Think Like a Mortal

Think Like a Mortal

Today’s Delphic Maxim is think like a mortal. Wait, what the heck? Don’t we already do that because we’re all mortals? And isn’t thinking like a mortal something we want to do less of? My first instinct is to write this one off with a resounding, DUH.

One second reflection (ok, third, fourth, and fifth reflections) I think this is actually asking us to delve more deeply into our humanity, our flesh and blood selves. In fact, I think it ties in beautifully with my Place quarter.

What is a mortal? It’s something that dies.

We live (most of us, especially Western cultures) in societies that abhor death. We want to get as far away from it as possible. We want to look forever 21. We don’t want to age. We shuttle the sick and old off into segregated housing. We have funerals where the dead wear makeup and are buried in silk-lined boxes, as if they will never decay into the pulpy mess that is inevitable. Ancestor veneration is for primitives.

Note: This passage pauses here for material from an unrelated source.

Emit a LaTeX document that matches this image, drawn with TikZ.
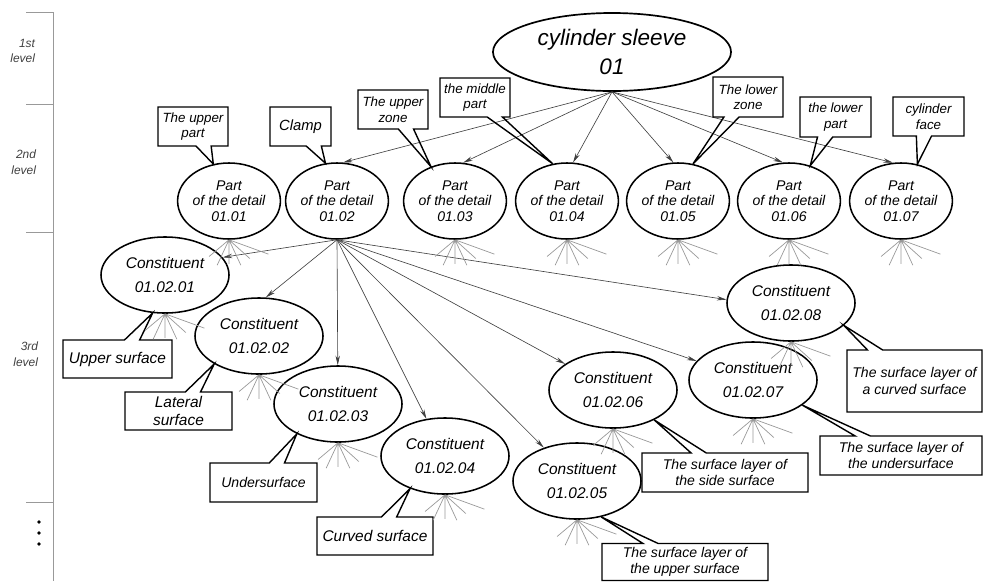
\documentclass[tikz,border=0pt]{standalone}
\usepackage{fontspec}
\setmainfont{Liberation Sans}
\usetikzlibrary{arrows.meta, shapes.geometric, shapes.callouts}

\begin{document}
\begin{tikzpicture}[x=0.025cm, y=-0.025cm,
 root/.style={ellipse, draw, line width=1.2pt, minimum width=5.95cm, minimum height=1.95cm, inner sep=0pt, align=center, font=\fontsize{16}{20}\selectfont\itshape},
 part/.style={ellipse, draw, line width=1.1pt, minimum width=2.55cm, minimum height=1.9cm, inner sep=0pt, align=center, font=\fontsize{10}{11}\selectfont\itshape},
 comp/.style={ellipse, draw, line width=1.1pt, minimum width=3.2cm, minimum height=1.9cm, inner sep=0pt, align=center, font=\fontsize{11}{17}\selectfont\itshape},
 note/.style={rectangle callout, draw, line width=1pt, align=center, inner sep=1pt, callout pointer width=0.38cm, font=\fontsize{9.5}{11}\selectfont\itshape},
 bignote/.style={note, font=\fontsize{11}{13}\selectfont\itshape},
 longnote/.style={note, font=\fontsize{10}{11.5}\selectfont\itshape},
 arr/.style={-{Stealth[length=2.4mm, width=1.1mm]}, black!75, line width=0.45pt},
 ray/.style={black!40, line width=0.5pt},
 bar/.style={black!40, line width=0.7pt},
 lvl/.style={align=right, anchor=east, font=\fontsize{8.5}{11}\selectfont\itshape, text=black!75},
 fan/.pic={\draw[ray] (0,0) -- (-140:0.65cm) (0,0) -- (-115:0.7cm) (0,0) -- (-90:0.6cm) (0,0) -- (-65:0.7cm) (0,0) -- (-42:0.7cm) (0,0) -- (-20:1.05cm);}]
\useasboundingbox (0,0) rectangle (984,581);
% level scale
\draw[bar] (26,12) -- (53,12) (26,104) -- (53,104) (26,232) -- (53,232) (26,502) -- (53,502) (53,12) -- (53,581);
\node[lvl] (lv1) at (40,51) {1st\\level};
\node[lvl] (lv2) at (41,162) {2nd\\level};
\node[lvl] (lv3) at (43,354) {3rd\\level};
\fill (39,522) circle (1.3pt) (39,533) circle (1.3pt) (39,544) circle (1.3pt);
% 1st level
\node[root] (top) at (612,52) {cylinder sleeve\\01};
% 2nd level
\node[part] (p1) at (229,201) {Part\\of the detail\\01.01};
\node[part] (p2) at (337,201) {Part\\of the detail\\01.02};
\node[part] (p3) at (455,201) {Part\\of the detail\\01.03};
\node[part] (p4) at (567,201) {Part\\of the detail\\01.04};
\node[part] (p5) at (678,201) {Part\\of the detail\\01.05};
\node[part] (p6) at (789,201) {Part\\of the detail\\01.06};
\node[part] (p7) at (901,201) {Part\\of the detail\\01.07};
\draw[arr] (top.south) -- (p2.81);
\draw[arr] (top.south) -- (p3.78);
\draw[arr] (top.south) -- (p4.81);
\draw[arr] (top.south) -- (p5.97);
\draw[arr] (top.south) -- (p6.99);
\draw[arr] (top.south) -- (p7.102);
\node[note, minimum width=1.75cm, minimum height=0.975cm, callout absolute pointer={(p1.113)}] (n1) at (193,126.5) {The upper\\part};
\node[note, font=\fontsize{10.5}{12}\selectfont\itshape, minimum width=1.525cm, minimum height=0.975cm, callout absolute pointer={(p2.107)}] (n2) at (300.5,126.5) {Clamp};
\node[note, minimum width=1.75cm, minimum height=0.975cm, callout absolute pointer={(p3.125)}] (n3) at (393,109.5) {The upper\\zone};
\node[note, minimum width=1.75cm, minimum height=0.975cm, callout absolute pointer={(p4.111)}] (n4) at (475,97.5) {the middle\\part};
\node[note, minimum width=1.75cm, minimum height=1cm, callout absolute pointer={(p5.68)}] (n5) at (748,97) {The lower\\zone};
\node[note, minimum width=1.775cm, minimum height=1cm, callout absolute pointer={(p6.59)}] (n6) at (835.5,117) {the lower\\part};
\node[note, minimum width=1.775cm, minimum height=0.975cm, callout absolute pointer={(p7.66)}] (n7) at (928.5,116.5) {cylinder\\face};
% 3rd level
\node[comp] (c1) at (165,275) {Constituent\\01.02.01};
\node[comp] (c2) at (259,336) {Constituent\\01.02.02};
\node[comp] (c3) at (338,404) {Constituent\\01.02.03};
\node[comp] (c4) at (445,456) {Constituent\\01.02.04};
\node[comp] (c5) at (577,481) {Constituent\\01.02.05};
\node[comp] (c6) at (613,390) {Constituent\\01.02.06};
\node[comp] (c7) at (753,380) {Constituent\\01.02.07};
\node[comp] (c8) at (791,303) {Constituent\\01.02.08};
\draw[arr] (p2.south) -- (c1.17);
\draw[arr] (p2.south) -- (c2.80);
\draw[arr] (p2.south) -- (c3);
\draw[arr] (p2.south) -- (c4);
\draw[arr] (p2.south) -- (c5);
\draw[arr] (p2.south) -- (c6);
\draw[arr] (p2.south) -- (c7);
\draw[arr] (p2.south) -- (c8.177);
\node[bignote, minimum width=2.725cm, minimum height=0.95cm, callout absolute pointer={(c1.252)}] (m1) at (117.5,359) {Upper surface};
\node[bignote, minimum width=2.675cm, minimum height=0.95cm, callout absolute pointer={(c2.212)}] (m2) at (178.5,411) {Lateral\\surface};
\node[longnote, minimum width=2.675cm, minimum height=0.975cm, callout absolute pointer={(c3.216)}] (m3) at (263.5,482.5) {Undersurface};
\node[bignote, minimum width=2.9cm, minimum height=0.95cm, callout absolute pointer={(c4.223)}] (m4) at (375,536) {Curved surface};
\node[longnote, minimum width=4.15cm, minimum height=0.925cm, callout absolute pointer={(c5.304)}] (m5) at (685,562) {The surface layer of\\the upper surface};
\node[longnote, minimum width=4.15cm, minimum height=0.975cm, callout absolute pointer={(c6.324)}] (m6) at (725,472.5) {The surface layer of\\the side surface};
\node[longnote, minimum width=4.05cm, minimum height=0.975cm, callout absolute pointer={(c7.333)}] (m7) at (901,455.5) {The surface layer of\\the undersurface};
\node[longnote, minimum width=3.375cm, minimum height=1.55cm, callout absolute pointer={(c8.337)}] (m8) at (914.5,381) {The surface layer of\\a curved surface};
% fans of further levels
\pic at (p1.south) {fan};
\pic at (p3.south) {fan};
\pic at (p4.south) {fan};
\pic at (p5.south) {fan};
\pic at (p6.south) {fan};
\pic at (p7.south) {fan};
\pic at (c1.south) {fan};
\pic at (c2.south) {fan};
\pic at (c3.south) {fan};
\pic at (c4.south) {fan};
\pic at (c5.south) {fan};
\pic at (c6.south) {fan};
\pic at (c7.south) {fan};
\pic at (c8.south) {fan};
\end{tikzpicture}
\end{document}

But we all age, we all die. It is inevitable. Part of living, part of being a mortal, is knowing and accepting that some day we will die, ideally after a long and happy life, but perhaps tragically, painfully, or suddenly. Death, like birth, is something we have no control over. Thinking like a mortal, embracing this reality, might help us to live more fully in the moments we’re given to live.

So there’s the carpe diem aspect of thinking like a mortal. But there is another aspect that comes to mind, too. Creatures that live are primal at their core. We are flesh, blood, bone, breath. We eat, sleep, feel, fart, fuck, need, crave, laugh, love. We get dirty. We are part of the elements. We are a jumble of feelings – both the sensation kind and the emotional kind. Thinking like a mortal asks us to embrace these aspects of being alive.

I am not a tool. I am not an automaton. I am not a being that lives best by being on autopilot. I don’t thrive by eating petroleum fillers or animal waste products. I don’t produce my best work by fitting into boxes.

I am a mortal. I need whole foods, sleep, fresh water. I need other people. I need touch and love. I need green space and the singing of birds. I need to see the stars in the darkness. I need to embrace youth and age in their many forms.

Embracing these things is part of thinking like one who lives and dies. Think like a mortal. Embrace the primal.